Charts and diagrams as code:
· · · ·
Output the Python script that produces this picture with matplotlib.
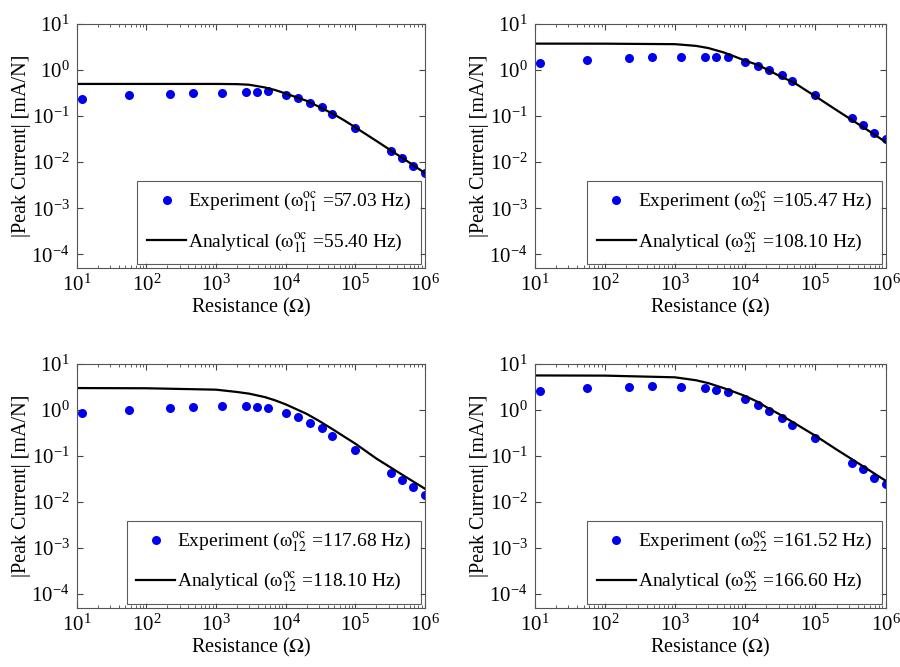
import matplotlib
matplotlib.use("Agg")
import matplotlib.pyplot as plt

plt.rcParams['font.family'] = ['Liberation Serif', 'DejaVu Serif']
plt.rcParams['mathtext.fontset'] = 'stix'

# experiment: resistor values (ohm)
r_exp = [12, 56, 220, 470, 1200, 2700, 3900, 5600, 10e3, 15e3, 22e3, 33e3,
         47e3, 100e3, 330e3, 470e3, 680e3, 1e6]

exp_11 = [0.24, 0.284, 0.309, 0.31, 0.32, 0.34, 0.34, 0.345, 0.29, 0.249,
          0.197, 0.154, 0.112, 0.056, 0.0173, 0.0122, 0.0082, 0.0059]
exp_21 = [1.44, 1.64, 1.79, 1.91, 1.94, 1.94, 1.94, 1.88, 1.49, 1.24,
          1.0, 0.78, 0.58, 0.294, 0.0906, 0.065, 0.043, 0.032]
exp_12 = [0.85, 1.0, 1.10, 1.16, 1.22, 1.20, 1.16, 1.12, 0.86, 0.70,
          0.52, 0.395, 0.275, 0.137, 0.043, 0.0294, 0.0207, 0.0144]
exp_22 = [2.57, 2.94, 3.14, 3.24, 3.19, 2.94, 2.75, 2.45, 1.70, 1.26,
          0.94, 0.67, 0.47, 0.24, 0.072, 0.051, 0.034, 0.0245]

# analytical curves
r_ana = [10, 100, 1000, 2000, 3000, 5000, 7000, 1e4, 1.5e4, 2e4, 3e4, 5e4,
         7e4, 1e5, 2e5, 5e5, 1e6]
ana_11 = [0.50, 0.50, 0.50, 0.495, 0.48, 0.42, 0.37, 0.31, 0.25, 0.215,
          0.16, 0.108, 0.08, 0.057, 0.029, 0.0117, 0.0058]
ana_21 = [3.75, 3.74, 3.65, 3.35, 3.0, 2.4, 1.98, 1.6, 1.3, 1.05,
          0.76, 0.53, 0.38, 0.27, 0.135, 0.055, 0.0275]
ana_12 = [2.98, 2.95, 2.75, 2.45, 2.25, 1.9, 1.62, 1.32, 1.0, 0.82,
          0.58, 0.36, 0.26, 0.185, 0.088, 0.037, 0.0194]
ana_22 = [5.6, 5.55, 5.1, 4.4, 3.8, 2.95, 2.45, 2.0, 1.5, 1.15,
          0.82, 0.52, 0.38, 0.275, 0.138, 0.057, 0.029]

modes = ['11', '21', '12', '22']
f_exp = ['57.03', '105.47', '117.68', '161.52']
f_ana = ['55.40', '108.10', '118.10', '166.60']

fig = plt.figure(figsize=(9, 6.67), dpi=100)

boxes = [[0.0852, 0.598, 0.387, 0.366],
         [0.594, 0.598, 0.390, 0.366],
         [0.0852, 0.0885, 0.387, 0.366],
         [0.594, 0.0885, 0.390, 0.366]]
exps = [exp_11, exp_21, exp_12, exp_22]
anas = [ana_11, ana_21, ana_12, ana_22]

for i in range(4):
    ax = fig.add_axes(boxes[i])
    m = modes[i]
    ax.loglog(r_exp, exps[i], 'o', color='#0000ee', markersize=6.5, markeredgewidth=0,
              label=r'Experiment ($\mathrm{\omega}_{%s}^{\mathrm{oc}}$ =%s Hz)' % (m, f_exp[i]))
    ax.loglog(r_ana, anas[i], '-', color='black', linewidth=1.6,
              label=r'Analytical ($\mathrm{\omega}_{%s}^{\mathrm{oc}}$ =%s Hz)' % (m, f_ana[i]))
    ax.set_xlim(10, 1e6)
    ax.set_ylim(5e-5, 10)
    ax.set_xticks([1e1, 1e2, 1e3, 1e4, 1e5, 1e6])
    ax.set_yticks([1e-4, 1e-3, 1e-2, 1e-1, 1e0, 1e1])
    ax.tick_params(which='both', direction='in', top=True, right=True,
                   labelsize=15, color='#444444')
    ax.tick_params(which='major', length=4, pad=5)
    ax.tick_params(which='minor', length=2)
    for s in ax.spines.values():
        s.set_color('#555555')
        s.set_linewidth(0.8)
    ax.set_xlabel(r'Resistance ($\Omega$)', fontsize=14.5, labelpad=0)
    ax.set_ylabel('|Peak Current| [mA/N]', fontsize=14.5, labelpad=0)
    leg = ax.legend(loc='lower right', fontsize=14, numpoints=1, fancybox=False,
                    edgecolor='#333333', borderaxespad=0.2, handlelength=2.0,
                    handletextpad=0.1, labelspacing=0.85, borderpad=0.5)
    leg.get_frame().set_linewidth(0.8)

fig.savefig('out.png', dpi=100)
· · · ·
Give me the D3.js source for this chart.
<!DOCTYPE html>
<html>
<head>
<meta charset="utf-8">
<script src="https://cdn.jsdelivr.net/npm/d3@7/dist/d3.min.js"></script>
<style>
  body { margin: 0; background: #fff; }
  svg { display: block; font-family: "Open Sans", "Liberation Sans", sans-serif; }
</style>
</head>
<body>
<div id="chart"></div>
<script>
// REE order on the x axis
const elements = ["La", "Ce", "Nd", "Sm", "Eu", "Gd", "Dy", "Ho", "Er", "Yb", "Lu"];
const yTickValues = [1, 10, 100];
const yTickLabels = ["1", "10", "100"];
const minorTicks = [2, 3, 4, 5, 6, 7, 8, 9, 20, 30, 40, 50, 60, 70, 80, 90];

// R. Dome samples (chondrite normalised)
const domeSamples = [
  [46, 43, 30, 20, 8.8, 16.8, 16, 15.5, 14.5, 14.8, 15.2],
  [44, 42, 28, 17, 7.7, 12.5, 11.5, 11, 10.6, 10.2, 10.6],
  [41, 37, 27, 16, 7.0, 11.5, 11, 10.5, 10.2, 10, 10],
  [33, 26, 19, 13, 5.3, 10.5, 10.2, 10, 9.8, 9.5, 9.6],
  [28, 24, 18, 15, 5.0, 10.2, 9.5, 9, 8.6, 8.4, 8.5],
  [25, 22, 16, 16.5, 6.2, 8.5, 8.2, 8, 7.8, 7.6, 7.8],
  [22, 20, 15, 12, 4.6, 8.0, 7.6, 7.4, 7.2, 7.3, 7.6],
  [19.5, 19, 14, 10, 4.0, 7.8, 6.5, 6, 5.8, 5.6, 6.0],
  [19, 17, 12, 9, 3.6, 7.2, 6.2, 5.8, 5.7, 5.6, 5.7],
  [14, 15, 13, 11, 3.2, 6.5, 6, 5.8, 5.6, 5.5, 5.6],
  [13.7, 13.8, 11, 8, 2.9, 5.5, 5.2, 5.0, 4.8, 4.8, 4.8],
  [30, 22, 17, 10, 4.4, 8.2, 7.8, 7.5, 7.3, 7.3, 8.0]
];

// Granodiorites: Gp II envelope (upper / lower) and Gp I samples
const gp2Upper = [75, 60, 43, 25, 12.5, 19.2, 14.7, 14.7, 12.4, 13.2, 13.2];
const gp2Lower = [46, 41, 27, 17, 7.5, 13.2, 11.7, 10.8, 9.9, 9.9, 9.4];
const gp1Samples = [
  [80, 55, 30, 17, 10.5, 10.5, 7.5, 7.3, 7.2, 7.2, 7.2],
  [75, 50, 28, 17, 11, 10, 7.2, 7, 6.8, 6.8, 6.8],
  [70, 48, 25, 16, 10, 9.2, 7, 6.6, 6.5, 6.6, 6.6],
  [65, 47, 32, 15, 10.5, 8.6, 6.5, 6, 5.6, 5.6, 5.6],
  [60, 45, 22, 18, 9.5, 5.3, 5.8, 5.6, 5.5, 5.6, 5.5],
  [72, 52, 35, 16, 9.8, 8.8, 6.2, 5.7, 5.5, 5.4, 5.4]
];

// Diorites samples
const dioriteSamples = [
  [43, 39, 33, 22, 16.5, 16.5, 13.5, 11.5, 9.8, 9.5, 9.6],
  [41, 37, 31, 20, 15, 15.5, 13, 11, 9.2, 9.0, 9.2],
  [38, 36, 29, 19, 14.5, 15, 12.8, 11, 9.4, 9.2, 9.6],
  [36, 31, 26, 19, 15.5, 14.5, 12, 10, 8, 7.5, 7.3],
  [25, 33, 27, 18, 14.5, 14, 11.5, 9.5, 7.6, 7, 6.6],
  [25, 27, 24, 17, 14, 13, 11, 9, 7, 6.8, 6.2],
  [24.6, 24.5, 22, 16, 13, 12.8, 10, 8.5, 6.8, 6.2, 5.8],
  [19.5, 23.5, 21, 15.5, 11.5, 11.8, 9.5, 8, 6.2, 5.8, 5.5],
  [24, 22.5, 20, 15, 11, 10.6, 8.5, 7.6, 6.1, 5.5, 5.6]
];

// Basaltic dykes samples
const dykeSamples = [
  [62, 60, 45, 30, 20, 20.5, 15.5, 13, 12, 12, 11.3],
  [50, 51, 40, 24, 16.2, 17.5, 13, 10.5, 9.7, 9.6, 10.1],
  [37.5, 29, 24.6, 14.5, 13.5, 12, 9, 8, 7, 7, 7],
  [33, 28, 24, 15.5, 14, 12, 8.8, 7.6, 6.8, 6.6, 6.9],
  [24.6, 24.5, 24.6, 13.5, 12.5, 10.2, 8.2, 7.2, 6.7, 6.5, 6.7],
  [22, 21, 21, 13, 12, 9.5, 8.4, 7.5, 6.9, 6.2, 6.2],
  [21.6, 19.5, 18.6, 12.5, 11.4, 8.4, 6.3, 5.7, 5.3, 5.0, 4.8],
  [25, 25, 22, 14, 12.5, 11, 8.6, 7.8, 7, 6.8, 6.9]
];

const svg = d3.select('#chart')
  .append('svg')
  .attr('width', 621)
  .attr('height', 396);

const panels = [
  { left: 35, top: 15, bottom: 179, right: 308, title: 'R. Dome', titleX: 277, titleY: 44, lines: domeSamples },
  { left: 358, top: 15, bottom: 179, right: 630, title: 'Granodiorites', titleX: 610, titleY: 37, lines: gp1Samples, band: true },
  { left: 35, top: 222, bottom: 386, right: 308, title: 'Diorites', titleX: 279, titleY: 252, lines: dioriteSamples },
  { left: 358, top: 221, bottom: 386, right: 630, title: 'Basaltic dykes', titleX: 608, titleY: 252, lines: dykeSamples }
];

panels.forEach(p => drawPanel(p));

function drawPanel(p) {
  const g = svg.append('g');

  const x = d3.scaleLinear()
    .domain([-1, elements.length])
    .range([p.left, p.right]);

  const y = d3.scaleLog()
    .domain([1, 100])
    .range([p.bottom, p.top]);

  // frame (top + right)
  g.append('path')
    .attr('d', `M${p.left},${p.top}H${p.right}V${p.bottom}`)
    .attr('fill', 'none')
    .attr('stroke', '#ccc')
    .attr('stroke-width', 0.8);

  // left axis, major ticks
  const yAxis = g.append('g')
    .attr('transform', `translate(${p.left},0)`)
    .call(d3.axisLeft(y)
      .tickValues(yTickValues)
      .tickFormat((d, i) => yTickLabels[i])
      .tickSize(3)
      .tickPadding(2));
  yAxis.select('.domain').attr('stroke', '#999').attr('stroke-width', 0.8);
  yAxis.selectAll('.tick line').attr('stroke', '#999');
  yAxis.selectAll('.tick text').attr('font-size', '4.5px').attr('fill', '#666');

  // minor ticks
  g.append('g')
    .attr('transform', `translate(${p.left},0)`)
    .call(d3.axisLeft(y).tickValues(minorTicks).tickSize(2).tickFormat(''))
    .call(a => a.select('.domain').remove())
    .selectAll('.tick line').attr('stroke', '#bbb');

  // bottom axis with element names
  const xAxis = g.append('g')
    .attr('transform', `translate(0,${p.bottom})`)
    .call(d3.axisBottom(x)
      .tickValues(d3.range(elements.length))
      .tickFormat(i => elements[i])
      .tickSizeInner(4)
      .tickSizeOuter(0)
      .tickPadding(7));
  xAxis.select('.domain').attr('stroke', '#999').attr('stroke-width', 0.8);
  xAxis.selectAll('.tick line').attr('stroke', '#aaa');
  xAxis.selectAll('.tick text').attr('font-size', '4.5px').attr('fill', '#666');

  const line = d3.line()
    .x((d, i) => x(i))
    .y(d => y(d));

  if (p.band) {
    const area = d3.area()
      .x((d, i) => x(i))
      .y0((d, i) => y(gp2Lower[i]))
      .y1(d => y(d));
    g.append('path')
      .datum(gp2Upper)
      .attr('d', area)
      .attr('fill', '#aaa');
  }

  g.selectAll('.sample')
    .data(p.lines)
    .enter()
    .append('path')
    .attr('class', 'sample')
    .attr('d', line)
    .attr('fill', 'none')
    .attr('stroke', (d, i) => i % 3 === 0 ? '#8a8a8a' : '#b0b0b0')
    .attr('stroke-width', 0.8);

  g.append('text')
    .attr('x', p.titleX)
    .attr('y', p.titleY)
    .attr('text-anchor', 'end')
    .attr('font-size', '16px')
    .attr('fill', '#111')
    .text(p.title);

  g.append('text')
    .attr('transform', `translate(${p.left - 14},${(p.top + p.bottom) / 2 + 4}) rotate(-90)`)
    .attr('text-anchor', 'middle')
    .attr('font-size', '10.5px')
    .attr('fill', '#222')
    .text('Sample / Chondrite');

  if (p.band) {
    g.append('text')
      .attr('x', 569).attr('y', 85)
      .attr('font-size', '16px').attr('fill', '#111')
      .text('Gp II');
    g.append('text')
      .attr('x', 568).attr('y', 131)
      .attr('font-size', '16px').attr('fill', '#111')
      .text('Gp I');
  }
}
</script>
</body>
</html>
· · · ·
### The problem
Give again, word for word, only the lines starting at the line with "Output the Python" and ending at the line with "0.94, 0.67, 0.47, 0.24, 0.072, 0.051, 0.034, 0.0245]", keeping both end lines; pictures stay out.

### Written answer
Output the Python script that produces this picture with matplotlib.
import matplotlib
matplotlib.use("Agg")
import matplotlib.pyplot as plt

plt.rcParams['font.family'] = ['Liberation Serif', 'DejaVu Serif']
plt.rcParams['mathtext.fontset'] = 'stix'

# experiment: resistor values (ohm)
r_exp = [12, 56, 220, 470, 1200, 2700, 3900, 5600, 10e3, 15e3, 22e3, 33e3,
         47e3, 100e3, 330e3, 470e3, 680e3, 1e6]

exp_11 = [0.24, 0.284, 0.309, 0.31, 0.32, 0.34, 0.34, 0.345, 0.29, 0.249,
          0.197, 0.154, 0.112, 0.056, 0.0173, 0.0122, 0.0082, 0.0059]
exp_21 = [1.44, 1.64, 1.79, 1.91, 1.94, 1.94, 1.94, 1.88, 1.49, 1.24,
          1.0, 0.78, 0.58, 0.294, 0.0906, 0.065, 0.043, 0.032]
exp_12 = [0.85, 1.0, 1.10, 1.16, 1.22, 1.20, 1.16, 1.12, 0.86, 0.70,
          0.52, 0.395, 0.275, 0.137, 0.043, 0.0294, 0.0207, 0.0144]
exp_22 = [2.57, 2.94, 3.14, 3.24, 3.19, 2.94, 2.75, 2.45, 1.70, 1.26,
          0.94, 0.67, 0.47, 0.24, 0.072, 0.051, 0.034, 0.0245]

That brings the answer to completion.